Ce qui est à l’ordre du jour c’est d’abord que chaque personne puisse se considérer comme capable d’apporter sa pierre à l’œuvre commune de l’édification d’une société  nouvelle. Contrairement aux paroles de l'Internationale, il ne s'agit pas de faire table rase du passé, il s'agit de faire émerger de ce passé et du présent toutes les possibilités de rendre beaucoup plus humaine la vie en société, de viser à l'épanouissement de chaque individu   par l'émancipation collective qui en retour est impossible sans l'engagement de chaque individu dans le processus.  Faire de la politique efficacement c’est donc casser le tabou que les rapports de domination sont inéluctables, que le capitalisme est éternel et c’est libérer l’imagination des gens sur ce qu’ils aimeraient pour leur vie à la fois individuelle et sociale afin que retrouvant confiance en eux, ils puissent agir de façon libre, responsable, sans attendre un illusoire secours de la classe dominante, construisant par eux-mêmes les solidarités nécessaires.

 Ce qui est à l'ordre du jour, c'est la construction de luttes non plus défensives mais  totalement offensives qui posent la question d'une autre société, des luttes  qui inventent et conquièrent  des relations nouvelles entre les hommes au travail, qui préconisent la socialisation de  la propriété et de la gestion non capitaliste des moyens de production, qui s'organisent  au sein d'assemblées de travailleurs et d' habitants selon leurs propres décisions prises par des votes après débat et dans lesquelles chacun compte pour un, quels que soient ses responsabilités, ses titres, ses fonctions.

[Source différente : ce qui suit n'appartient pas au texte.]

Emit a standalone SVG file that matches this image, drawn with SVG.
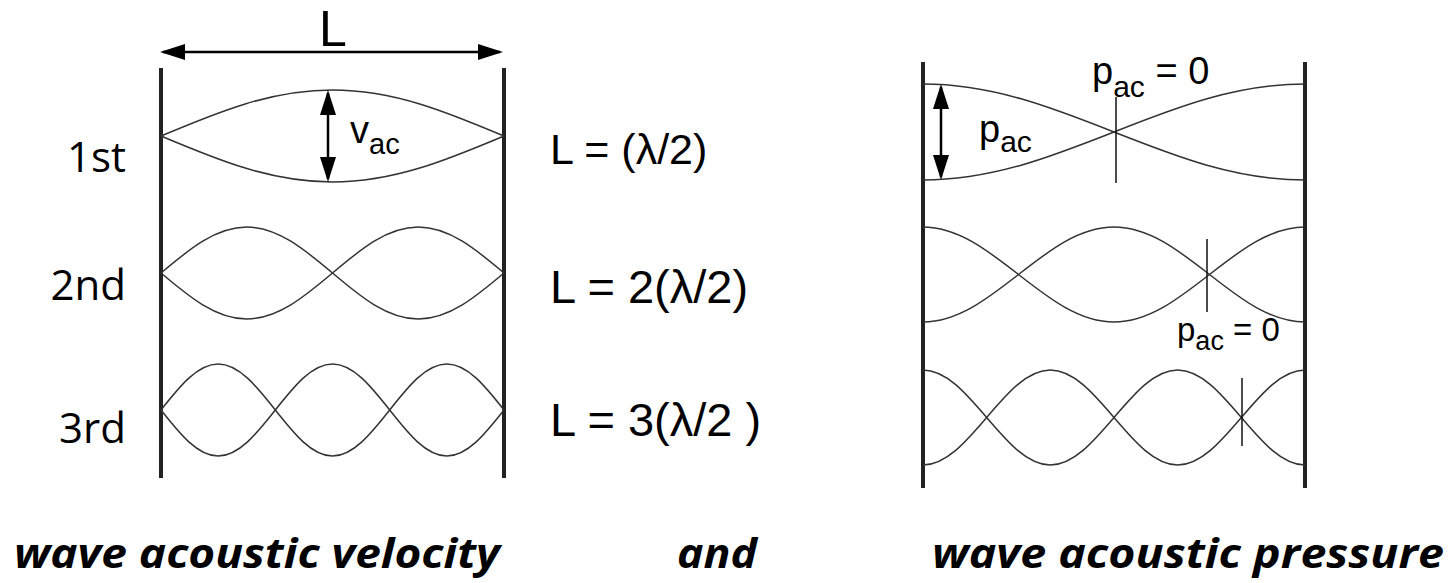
<svg xmlns="http://www.w3.org/2000/svg" width="1451" height="583" viewBox="0 0 1451 583">
<style>
.wall{stroke:#222;stroke-width:4;fill:none}
.wave{stroke:#333;stroke-width:1.5;fill:none}
.tick{stroke:#111;stroke-width:1.5}
.arr{stroke:#000;stroke-width:2.5;fill:none}
.sans{font-family:"Liberation Sans",Arial,sans-serif;fill:#000}
.cal{font-family:"Open Sans","Noto Sans",sans-serif;fill:#000}
.cap{font-family:"Open Sans","Noto Sans",sans-serif;font-weight:bold;font-style:italic;fill:#000;font-size:41px}
</style>
<defs>
<marker id="ah" viewBox="0 0 25 16" markerWidth="25" markerHeight="16" refX="22" refY="8" orient="auto-start-reverse" markerUnits="userSpaceOnUse">
<path d="M0,0 L25,8 L0,16 z" fill="#000"/>
</marker>
</defs>
<rect width="1451" height="583" fill="#fff"/>

<g id="left-tube">
<line class="wall" x1="161" y1="68" x2="161" y2="478"/>
<line class="wall" x1="504" y1="68" x2="504" y2="478"/>
</g>

<g id="left-mode1">
<path class="wave" d="M161,136 c55.93,-23.57 109.43,-46 171.5,-46 s115.57,22.43 171.5,46"/>
<path class="wave" d="M161,136 c55.93,23.57 109.43,46 171.5,46 s115.57,-22.43 171.5,-46"/>
<text class="cal" x="126" y="172" font-size="42" text-anchor="end">1st</text>
<text class="sans" x="550" y="164" font-size="43">L = (λ/2)</text>
<text class="sans" x="350" y="143" font-size="38">v<tspan font-size="29" dy="11">ac</tspan></text>
</g>

<g id="left-mode2">
<path class="wave" d="M161,273 c27.96,-23.57 54.72,-46 85.75,-46 s57.79,22.43 85.75,46 s54.72,46 85.75,46 s57.79,-22.43 85.75,-46"/>
<path class="wave" d="M161,273 c27.96,23.57 54.72,46 85.75,46 s57.79,-22.43 85.75,-46 s54.72,-46 85.75,-46 s57.79,22.43 85.75,46"/>
<text class="cal" x="126" y="300" font-size="42" text-anchor="end">2nd</text>
<text class="sans" x="550" y="303" font-size="47">L = 2(λ/2)</text>
</g>

<g id="left-mode3">
<path class="wave" d="M161,410 c18.64,-23.57 36.48,-46 57.17,-46 s38.53,22.43 57.17,46 s36.48,46 57.17,46 s38.53,-22.43 57.17,-46 s36.48,-46 57.17,-46 s38.53,22.43 57.17,46"/>
<path class="wave" d="M161,410 c18.64,23.57 36.48,46 57.17,46 s38.53,-22.43 57.17,-46 s36.48,-46 57.17,-46 s38.53,22.43 57.17,46 s36.48,46 57.17,46 s38.53,-22.43 57.17,-46"/>
<text class="cal" x="126" y="443" font-size="42" text-anchor="end">3rd</text>
<text class="sans" x="550" y="436" font-size="47">L = 3(λ/2 )</text>
</g>

<g id="length-label">
<text class="sans" x="333" y="46" font-size="50" text-anchor="middle">L</text>
</g>

<g id="right-tube">
<line class="wall" x1="923" y1="62" x2="923" y2="488"/>
<line class="wall" x1="1305" y1="62" x2="1305" y2="488"/>
</g>

<g id="right-mode1">
<path class="wave" d="M923,84 c69.12,0 128.71,23.41 191,48 s121.88,48 191,48"/>
<path class="wave" d="M923,180 c69.12,0 128.71,-23.41 191,-48 s121.88,-48 191,-48"/>
<line class="tick" x1="1116" y1="97" x2="1116" y2="183"/>
<text class="sans" x="1092" y="84" font-size="38">p<tspan font-size="30" dy="13">ac</tspan><tspan dy="-13"> = 0</tspan></text>
<text class="sans" x="979" y="142" font-size="38">p<tspan font-size="30" dy="10">ac</tspan></text>
</g>

<g id="right-mode2">
<path class="wave" d="M923,227 c34.56,0 64.36,23.17 95.5,47.5 s60.94,47.5 95.5,47.5 s64.36,-23.17 95.5,-47.5 s60.94,-47.5 95.5,-47.5"/>
<path class="wave" d="M923,322 c34.56,0 64.36,-23.17 95.5,-47.5 s60.94,-47.5 95.5,-47.5 s64.36,23.17 95.5,47.5 s60.94,47.5 95.5,47.5"/>
<line class="tick" x1="1207" y1="239" x2="1207" y2="312"/>
<text class="sans" x="1177" y="341" font-size="33">p<tspan font-size="27" dy="9">ac</tspan><tspan dy="-9"> = 0</tspan></text>
</g>

<g id="right-mode3">
<path class="wave" d="M923,370 c23.04,0 42.9,23.17 63.67,47.5 s40.63,47.5 63.67,47.5 s42.9,-23.17 63.67,-47.5 s40.63,-47.5 63.67,-47.5 s42.9,23.17 63.67,47.5 s40.63,47.5 63.67,47.5"/>
<path class="wave" d="M923,465 c23.04,0 42.9,-23.17 63.67,-47.5 s40.63,-47.5 63.67,-47.5 s42.9,23.17 63.67,47.5 s40.63,47.5 63.67,47.5 s42.9,-23.17 63.67,-47.5 s40.63,-47.5 63.67,-47.5"/>
<line class="tick" x1="1242" y1="378" x2="1242" y2="446"/>
</g>

<g id="connectors">
<line class="arr" x1="163" y1="52" x2="500" y2="52" marker-start="url(#ah)" marker-end="url(#ah)"/>
<line class="arr" x1="328" y1="93" x2="328" y2="179" marker-start="url(#ah)" marker-end="url(#ah)"/>
<line class="arr" x1="941" y1="87" x2="941" y2="177" marker-start="url(#ah)" marker-end="url(#ah)"/>
</g>

<g id="captions">
<text class="cap" x="14" y="568" textLength="486" lengthAdjust="spacingAndGlyphs">wave acoustic velocity</text>
<text class="cap" x="677" y="568" textLength="80" lengthAdjust="spacingAndGlyphs">and</text>
<text class="cap" x="932" y="568" textLength="512" lengthAdjust="spacingAndGlyphs">wave acoustic pressure</text>
</g>
</svg>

Autrement dit il ne s'agit plus pour les travailleurs  ou  les habitants de se considérer comme ceux qui posent les questions en attendant que ce soient les dirigeants qui répondent. Non cette fois-ci ce sont eux-mêmes,   qui s’interrogent et répondent de façon autonome du système aux questions qu’ils se posent y compris et surtout dans les domaines qui sont les chasses-gardées des dirigeants capitalistes et de leurs idéologues  : l’économie et  la politique. Au point qu’ils peuvent vérifier qu’à force de déléguer la politique aux élus et aux dirigeants des partis, et on sait ce que ces derniers en ont fait, les exploités salariés et non-salariés dans leur grande masse pourraient en venir  à l’idée révolutionnaire d'investir la politique de façon critique à l’égard de tous ces politiciens qui les ont trahis ou tout simplement délaissés. . Pour cela ils ont besoin  de construire des réseaux, des espaces, des organisations souples, ouvertes, transparentes  et non sectaires s’adaptant au combat de classe qui ne puissent être récupérées et perverties ni par la classe capitaliste, ni par les organisations qui tout en se prétendant anti-capitalistes en viennent en définitive  soit à sauvegarder le système, soit par défaut d'efficacité en raison de leur faiblesse théorique et pratique à laisser le système perdurer.   C'est sans doute aujourd'hui et dans les prochains mois et années,  le moment historique  d'entreprendre cette oeuvre qui révolutionne la politique.  C’est en cela que la démocratie pourra commencer  véritablement à entrer dans l'Histoire.